The shortcut: the shortest way to deal with jealous people is to not be around jealous people. There is a small segment of the population that doesn't access jealousy as a state. No, I'm not talking about those that access a depressed state (although they are rarely jealous since their pain is turned inside not outside) I am talking about HIGH achievers.
You will very rarely hear high achievers talk about others in a negative light.
The quickest way to deal with the jealousy of others is not to have to deal with it at all. This can be done by surrounding yourself with high achieving and high self esteem peers.
Unfortunately, this strategy can only work 100% of the time in a vacuum. The reality is that we live in a world where we must deal with all sorts of people.. so we must proceed to cover this topic.
So who are jealous people?
Instead of defining exactly who jealous people are (sorry for nominalizing), let's figure out who they are not. Jealous people, as mentioned before, are not depressed people. Jealous people project their pain out while depressed people project their pain inwards. Jealous people are also NOT high achievers, at least in that specific realm of their life. Jealous people are also not aggressors, in other words they don't confront individuals head on (in other words they are just little pussys).
That leads to the same question: WHO the hell are jealous people?
Jealous people are those that use passive-aggressiveness as their defacto coping mechanism. The next time someone hates on you try saying: "that is interesting that you are accessing the passive-aggressive coping mechanism". Tell them David Weisburd told you to say that ; )
Sorry, I got carried away, let's get back to the issue...
Jealous people typically fall into different subsections: haters, jokers, losers, .
Let's break these MF-ers down and see how to deal with each of them. To our advantage, these individuals are incredibly predictable and act consistently every single time.
The Hater
The hater, due to his jealousy, will try to mock you or find the smallest fault with what you are doing. Here's what's interesting: the more they focus on you the more you know they are a hater. Why? I can't talk for you but I can hardly remember a situation where I had the time to follow someone else's life and analyze them for the sake of critizing it.
You can be sure that the hater is struggling with issues in many aspects of his or her life. This is sad. Perhaps you can give him a hug or a kiss because he's just a BABY!
Jokers
Jokers are the "intellectuals" of the jealousy family. Jokers create a seperate ego to cope with the success of others. Often times, jokers will have such parts-disintegration that you will have known them for several years without ever getting to know their true personality. In fact, jokers may not even know their own true personality, which, in my opinion, is pretty tragic.
Jokers are great at self-delusion.
Remember, they are simply using passive-aggression as a coping mechanism. If the joker is annoying you too much tell him he has an interesting coping mechanism and that it is very cute.
The Losers
Losers are the ones that I feel for (a little). These are the people that will say: "well that's cause you have this or that." They DO NOT NEED YOUR PITY. These people get pity from everyone else, ALL the time. If they didn't they wouldn't access this state so often.
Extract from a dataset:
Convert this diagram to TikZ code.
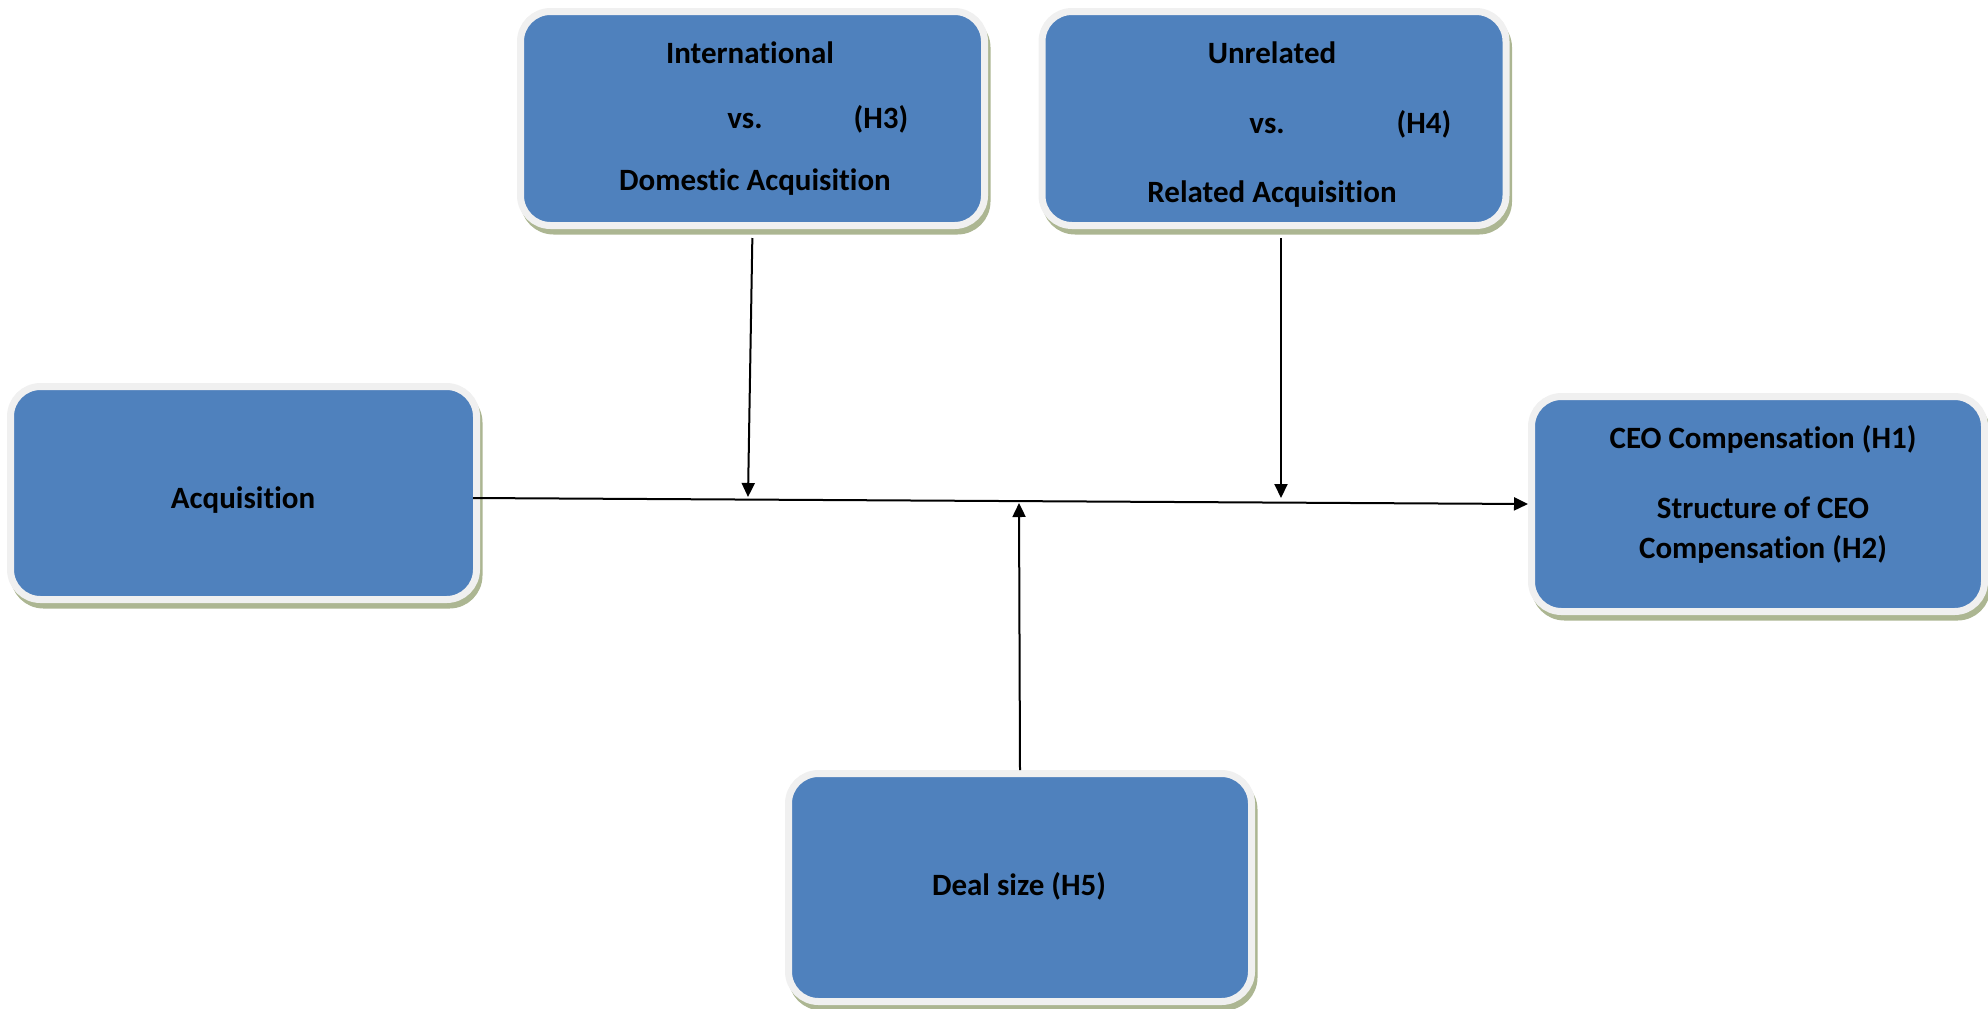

Break them out of it and say: you are not broken, and you were meant to get shit done in this world. It is interesting what a little success will do to the "loser".
Here's the point: once you start to consciously realize the building blocks of jealousy you will find that it doesn't bother you anymore. Why? Because the jealousy is ALWAYS about the other person and never about you. Don't believe me?
Isn't it true that the last time you were jealous it was a result of what was going on in your life not the other person's?
That is the key to dealing with the jealousy of others. I hope you enjoyed this exhaustive guide.